Soluble fiber dissolves in water, and sources include pulses, barley, oats, some fruits (such as apples and blueberries), chia seeds and psyllium.
Soluble fiber that’s also viscous (forms a gel) — oats, barley and psyllium are prime examples — can help lower total and LDL (“bad”) cholesterol levels and promote stable blood sugar.
Some types of soluble fiber are fermentable by bacteria in our gut (large intestine or colon, creating byproducts, such as short-chain fatty acids) that benefit health. Some fermentable fiber is also prebiotic, stimulating the growth and/or activity of beneficial bacteria in our guts.
Resistant starch, found in pulses, bananas and cooked-and-cooled pasta, rice and potatoes is one surprising source of fermentable, prebiotic “fiber.”
Insoluble fiber, which does not dissolve in water, comes from whole wheat and other whole grains, especially the outer bran, pulses, vegetables (especially leafy greens), fruits with edible skins, and nuts and seeds.
Insoluble fiber can help your digestive system function smoothly, preventing constipation. In other words, it “keeps you regular.”

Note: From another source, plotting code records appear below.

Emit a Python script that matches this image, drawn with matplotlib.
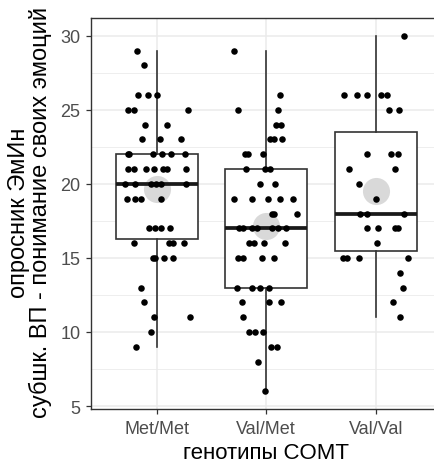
#!/usr/bin/env python3
"""Boxplot + jitter of EmIn subscale scores by COMT genotype."""
import matplotlib

matplotlib.use("Agg")
import matplotlib.pyplot as plt
import numpy as np
from matplotlib.ticker import MultipleLocator

plt.rcParams["font.family"] = ["Liberation Sans", "DejaVu Sans"]

genotypes = ["Met/Met", "Val/Met", "Val/Val"]

met_met_vals = [29, 28, 26, 26, 26, 25, 25, 25, 24, 24, 23, 23, 23,
                22, 22, 22, 22, 22, 22, 21, 21, 21, 21, 21, 21, 21,
                20, 20, 20, 20, 20, 20, 19, 19, 19, 19, 17, 17, 17, 17,
                16, 16, 16, 16, 15, 15, 15, 15, 13, 12, 11, 11, 10, 9]
met_met_jitter = [-0.18, -0.116, -0.17, -0.076, 0.003, -0.26, -0.21, 0.29, -0.11, 0.09,
                  -0.13, 0.03, 0.22, -0.26, -0.25, -0.03, 0.046, 0.13, 0.26,
                  -0.26, -0.21, -0.094, -0.027, 0.055, 0.097, 0.27,
                  -0.29, -0.2, -0.055, -0.006, 0.043, 0.27, -0.27, -0.2, -0.14, 0.037,
                  -0.07, -0.012, 0.04, 0.12, -0.21, 0.116, 0.149, 0.25,
                  -0.033, -0.02, 0.067, 0.146, -0.143, -0.12, -0.027, 0.30, -0.05, -0.186]

val_met_vals = [29, 26, 25, 25, 24, 24, 23, 23, 23, 22, 22, 22, 21, 21, 21, 20, 20,
                19, 19, 19, 19, 19, 18, 18, 18, 17, 17, 17, 17, 17, 17, 17,
                16, 16, 16, 16, 15, 15, 15, 15, 13, 13, 13, 13, 12, 12, 12,
                11, 10, 10, 10, 9, 9, 8, 6]
val_met_jitter = [-0.29, 0.125, -0.256, 0.11, 0.085, 0.137, 0.037, 0.067, 0.14,
                  -0.19, -0.17, -0.027, -0.186, -0.012, 0.033, -0.058, 0.076,
                  -0.29, -0.128, 0.018, 0.128, 0.24, 0.28, 0.05, 0.07,
                  -0.25, -0.21, -0.128, -0.088, 0.049, 0.11, 0.18,
                  -0.158, -0.113, -0.021, 0.174, -0.26, -0.216, -0.043, 0.07,
                  -0.265, -0.134, -0.055, 0.027, -0.225, 0.024, 0.137,
                  -0.21, -0.158, -0.1, -0.03, 0.04, 0.1, -0.073, -0.015]

val_val_vals = [30, 26, 26, 26, 26, 26, 25, 25, 22, 22, 22, 21, 21, 20, 19,
                18, 18, 18, 17, 17, 17, 17, 16, 15, 15, 15, 15, 14, 13, 12, 11]
val_val_jitter = [0.256, -0.286, -0.17, -0.076, 0.046, 0.1, 0.12, 0.216,
                  -0.076, 0.137, 0.2, -0.24, 0.177, -0.155, 0.003,
                  -0.14, -0.08, 0.26, -0.08, 0.018, 0.177, 0.204, 0.012,
                  -0.295, -0.265, -0.152, 0.295, 0.222, 0.253, 0.16, 0.222]

groups = [met_met_vals, val_met_vals, val_val_vals]
jitters = [met_met_jitter, val_met_jitter, val_val_jitter]

W, H = 434, 464
fig = plt.figure(figsize=(W / 100, H / 100), dpi=100)
# panel runs past the right edge, as in the reference
ax = fig.add_axes([91 / W, 54 / H, 350.5 / W, 391 / H])

pos = np.arange(1, len(genotypes) + 1)
ax.boxplot(groups, positions=pos, widths=0.75, whis=1.5, showcaps=False,
           showfliers=False, patch_artist=True,
           boxprops=dict(facecolor="white", edgecolor="#333333", linewidth=1.2, zorder=2),
           whiskerprops=dict(color="#333333", linewidth=1.2, zorder=2),
           medianprops=dict(color="#1a1a1a", linewidth=2.7, zorder=4))

means = [np.mean(g) for g in groups]
ax.plot(pos, means, "o", ms=19.5, color="#d9d9d9", mec="none", zorder=3)

for p, vals, jit in zip(pos, groups, jitters):
    ax.plot(p + np.array(jit), vals, "o", ms=4.7, color="black", mec="none", zorder=5)

ax.set_xlim(0.4, 3.6)
ax.set_ylim(4.8, 31.2)
ax.set_xticks(pos)
ax.set_xticklabels(genotypes)
ax.yaxis.set_major_locator(MultipleLocator(5))
ax.yaxis.set_minor_locator(MultipleLocator(2.5))
ax.grid(True, which="major", color="#ebebeb", linewidth=1.1, zorder=0)
ax.grid(True, which="minor", axis="y", color="#ebebeb", linewidth=0.6, zorder=0)
ax.set_axisbelow(True)
ax.tick_params(which="major", length=3.6, width=0.9, color="#333333",
               labelsize=13, labelcolor="#4d4d4d")
ax.tick_params(axis="x", pad=4)
ax.tick_params(axis="y", pad=4)
ax.tick_params(which="minor", length=0)
for s in ax.spines.values():
    s.set_color("#333333")
    s.set_linewidth(1.0)

ax.set_xlabel("генотипы COMT", fontsize=16)
ax.set_ylabel("опросник ЭмИн\nсубшк. ВП - понимание своих эмоций",
              fontsize=17, linespacing=0.92)
ax.xaxis.set_label_coords(0.5, -(443 - 410) / 391)
ax.yaxis.set_label_coords(-(91 - 52) / 350.5, 0.504)

fig.savefig("out.png", dpi=100)
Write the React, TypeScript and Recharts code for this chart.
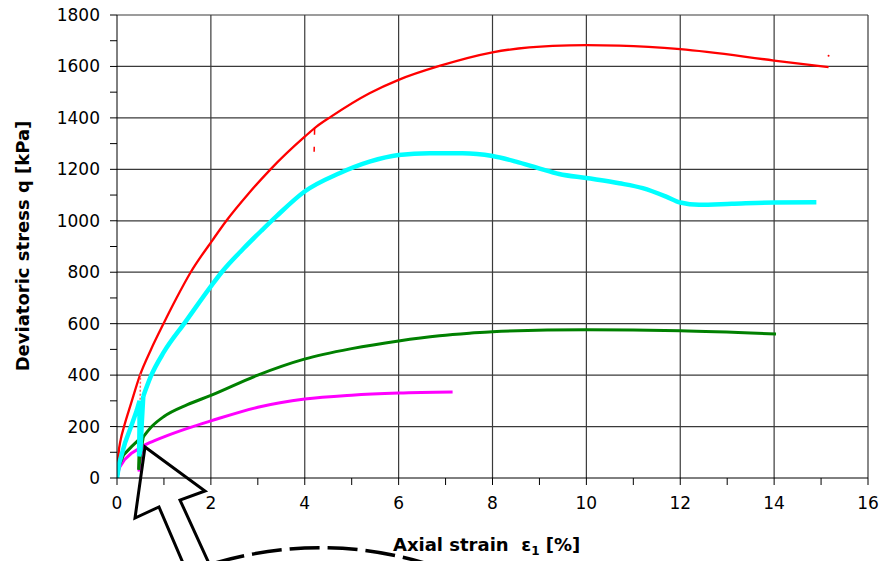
import React from 'react'
import { LineChart, Line, XAxis, YAxis, CartesianGrid } from 'recharts'

// strain ticks [%] and stress ticks [kPa]
const strainTicks = [0, 1, 2, 3, 4, 5, 6, 7, 8, 9, 10, 11, 12, 13, 14, 15, 16]
const stressTicks = [0, 100, 200, 300, 400, 500, 600, 700, 800, 900, 1000, 1100, 1200, 1300, 1400, 1500, 1600, 1700, 1800]
const gridStrain = [2, 4, 6, 8, 10, 12, 14, 16]
const gridStress = [200, 400, 600, 800, 1000, 1200, 1400, 1600, 1800]

// red test
const redStrain = [0, 0.03, 0.08, 0.15, 0.3, 0.49, 0.72, 0.99, 1.26, 1.57, 2.04, 2.33, 2.8, 3.27, 4.0, 4.25, 4.56, 5.38, 6.0, 6.87, 8.0, 9.28, 10.0, 10.7, 12.0, 14.0, 15.16]
const redStress = [0, 90, 150, 200, 290, 400, 498, 600, 697, 800, 926, 1000, 1105, 1200, 1327, 1366, 1405, 1496, 1548, 1602, 1655, 1680, 1683, 1681, 1667, 1623, 1597]
const redUnloadStrain = [0.5, 0.49]
const redUnloadStress = [405, 245]
const redMidStrain = [4.21, 4.2]
const redMidStress = [1358, 1268]
const redEndStrain = [15.16]
const redEndStress = [1642]

// cyan test
const cyanLoopStrain = [0, 0.05, 0.17, 0.3, 0.42, 0.48, 0.48, 0.47, 0.5, 0.53, 0.56]
const cyanLoopStress = [0, 60, 136, 200, 262, 300, 200, 84, 110, 220, 318]
const cyanStrain = [0.56, 0.72, 1.0, 1.45, 2.0, 2.23, 2.7, 3.08, 3.4, 3.99, 4.74, 5.38, 6.0, 6.66, 7.36, 8.0, 8.5, 8.99, 9.42, 10.0, 10.7, 11.2, 11.7, 12.0, 12.4, 13.1, 14.0, 14.9]
const cyanStress = [318, 395, 490, 605, 745, 800, 893, 962, 1018, 1113, 1185, 1230, 1256, 1263, 1263, 1252, 1230, 1204, 1182, 1166, 1146, 1127, 1094, 1071, 1062, 1066, 1071, 1072]

// green test
const greenLoopStrain = [0, 0.05, 0.14, 0.31, 0.5, 0.47, 0.46, 0.5, 0.56]
const greenLoopStress = [0, 50, 90, 122, 155, 100, 32, 90, 160]
const greenStrain = [0.56, 0.74, 1.0, 1.5, 2.0, 3.0, 3.99, 5.0, 6.0, 6.87, 7.51, 8.0, 10.0, 12.0, 14.04]
const greenStress = [160, 200, 239, 285, 321, 400, 462, 503, 533, 553, 563, 569, 576, 572, 560]

// magenta test
const magentaLoopStrain = [0, 0.05, 0.16, 0.3, 0.5, 0.48, 0.47, 0.5, 0.55]
const magentaLoopStress = [0, 40, 71, 95, 118, 70, 25, 80, 125]
const magentaStrain = [0.55, 0.8, 1.0, 1.5, 2.0, 3.0, 4.0, 5.0, 6.0, 7.15]
const magentaStress = [125, 145, 160, 193, 222, 275, 307, 322, 330, 334]

const zip = (xs: number[], ys: number[]) => xs.map((x, i) => ({ x, q: ys[i] }))

const FONT = '"DejaVu Sans", "Liberation Sans", Arial, sans-serif'

export default function App() {
  const tickStyle = { fontSize: 17, fill: '#000', fontFamily: FONT }
  return (
    <div style={{ position: 'absolute', left: 0, top: 0, width: 882, height: 561, background: '#fff' }}>
      <LineChart width={882} height={561} margin={{ top: 15, right: 14, left: 0, bottom: 0 }}>
        <CartesianGrid
          horizontalValues={gridStress}
          verticalValues={gridStrain}
          stroke="#3a3a3a"
          strokeWidth={1.2}
        />
        <XAxis
          type="number"
          dataKey="x"
          domain={[0, 16]}
          ticks={strainTicks}
          allowDataOverflow
          height={83}
          tickSize={7}
          tickMargin={12}
          tick={tickStyle}
          tickFormatter={(v: number) => (v % 2 === 0 ? String(v) : '')}
          axisLine={{ stroke: '#000' }}
          tickLine={{ stroke: '#000' }}
        />
        <YAxis
          type="number"
          dataKey="q"
          domain={[0, 1800]}
          ticks={stressTicks}
          allowDataOverflow
          width={117}
          tickSize={7}
          tickMargin={10}
          tick={tickStyle}
          tickFormatter={(v: number) => (v % 200 === 0 ? String(v) : '')}
          axisLine={{ stroke: '#000' }}
          tickLine={{ stroke: '#000' }}
        />
        <Line data={zip(magentaLoopStrain, magentaLoopStress)} dataKey="q" type="linear" stroke="#FF00FF" strokeWidth={3} dot={false} activeDot={false} isAnimationActive={false} />
        <Line data={zip(magentaStrain, magentaStress)} dataKey="q" type="monotone" stroke="#FF00FF" strokeWidth={3} dot={false} activeDot={false} isAnimationActive={false} />
        <Line data={zip(greenLoopStrain, greenLoopStress)} dataKey="q" type="linear" stroke="#008000" strokeWidth={3} dot={false} activeDot={false} isAnimationActive={false} />
        <Line data={zip(greenStrain, greenStress)} dataKey="q" type="monotone" stroke="#008000" strokeWidth={3} dot={false} activeDot={false} isAnimationActive={false} />
        <Line data={zip(redStrain, redStress)} dataKey="q" type="monotone" stroke="#FF0000" strokeWidth={2.3} dot={false} activeDot={false} isAnimationActive={false} />
        <Line data={zip(redUnloadStrain, redUnloadStress)} dataKey="q" type="linear" stroke="#FF6060" strokeWidth={1.5} strokeDasharray="2 2" dot={false} activeDot={false} isAnimationActive={false} />
        <Line data={zip(redMidStrain, redMidStress)} dataKey="q" type="linear" stroke="#FF0000" strokeWidth={1.5} strokeDasharray="6 12" dot={false} activeDot={false} isAnimationActive={false} />
        <Line data={zip(redEndStrain, redEndStress)} dataKey="q" type="linear" stroke="#FF0000" dot={{ r: 1, fill: '#FF0000', stroke: 'none' }} activeDot={false} isAnimationActive={false} />
        <Line data={zip(cyanLoopStrain, cyanLoopStress)} dataKey="q" type="linear" stroke="#00FFFF" strokeWidth={4.5} dot={false} activeDot={false} isAnimationActive={false} />
        <Line data={zip(cyanStrain, cyanStress)} dataKey="q" type="monotone" stroke="#00FFFF" strokeWidth={4.5} dot={false} activeDot={false} isAnimationActive={false} />
      </LineChart>
      <svg width={882} height={561} style={{ position: 'absolute', left: 0, top: 0, pointerEvents: 'none' }}>
        <text
          transform="translate(29, 246) rotate(-90)"
          textAnchor="middle"
          fontFamily={FONT}
          fontWeight="bold"
          fontSize={18}
          fill="#000"
        >
          Deviatoric stress  q [kPa]
        </text>
        <text x={393} y={551} fontFamily={FONT} fontWeight="bold" fontSize={18} fill="#000" style={{ whiteSpace: 'pre' }}>
          Axial strain  ε<tspan fontSize={12} dy={4}>1</tspan><tspan dy={-4}> [%]</tspan>
        </text>
        <polygon
          points="145,447 205,491 180,500 212,570 186,570 159,507 135,518"
          fill="none"
          stroke="#000"
          strokeWidth={3}
          strokeLinejoin="miter"
        />
        <path d="M 215 563 Q 330 530 440 568" fill="none" stroke="#000" strokeWidth={3.5} strokeDasharray="30 8" />
      </svg>
    </div>
  )
}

If your head is spinning, rest assured that unless you have a health concern that is affected — for better or for worse — by specific types of fiber, it’s enough to simply meet the overall fiber recommendations from a variety of plant foods.
Getting enough fiber helps you feel pleasantly full and satisfied after a meal, supports gut health and may reduce your risk of major chronic diseases.
• A 2019 analysis of almost 250 studies found that people who had high intakes of fiber from vegetables, fruits and whole grains reduced their risk of dying from heart disease, stroke, type 2 diabetes and/or colon cancer by 16% to 24%, compared to people who ate very little fiber.
• Risk reductions were greatest when daily intake of dietary fiber was between 25 and 29 grams.
In general, it’s better to get your fiber from whole foods than from fiber supplements. An apple, a handful of nuts, a serving of beans or whole grains, a carrot are going to include more than one type of fiber, plus a host of beneficial vitamins, minerals and phytochemicals — in fact, some of the health benefits associated with eating enough fiber may be due to the fact that fiber-rich plant foods are nutritious and health-promoting in other ways.
So what might a fiber-rich day look like? This example provides 40 grams of fiber:
• 1 cup cooked oatmeal with ½ cup blueberries and ¼ cup almonds (9.3 grams)
• Salad with 2 cups mixed greens, ½ cup chickpeas and ½ cup avocado (15.8 grams)
• Salmon with 1 cup brown rice and 1 cup broccoli (8.7 grams)
• One medium apple with skin, sliced, with 2 tablespoons peanut butter (6.7 grams)
Here are some more general tips about the importance of fiber:
• Include whole grain, high-fiber cereal in your breakfast.
• Opt for whole fruit rather than fruit juice.
• Add chia seeds or ground flaxseeds to smoothies or hot cereal.
• Add extra vegetables, beans, lentils or split peas to soups.
• Top plain yogurt with fresh fruit and nuts or seeds.
• Add more meatless meals that use beans or lentils for protein.
• Sprinkle nuts or seeds instead of croutons on salads.
• Bake with whole wheat pastry flour instead of all-purpose flour.
• Snack on fresh fruit with nuts (or nut butter) or raw veggies dipped in hummus.
While getting enough fiber is good for you, there can be too much of a good thing. Consuming excessive amounts of fiber can cause digestive distress and interfere with absorption of certain nutrients, including calcium.
If you’re not currently consuming enough fiber, increasing your intake too quickly can also be uncomfortable — and embarrassing, if it leads to increased flatulence.
Increase your fiber intake gradually so your digestive system can adjust, and make sure you are also drinking enough water to avoid becoming constipated.
It’s also important to note that while fermentable fiber is good for us, many types can cause digestive distress in people who have irritable bowel syndrome (IBS).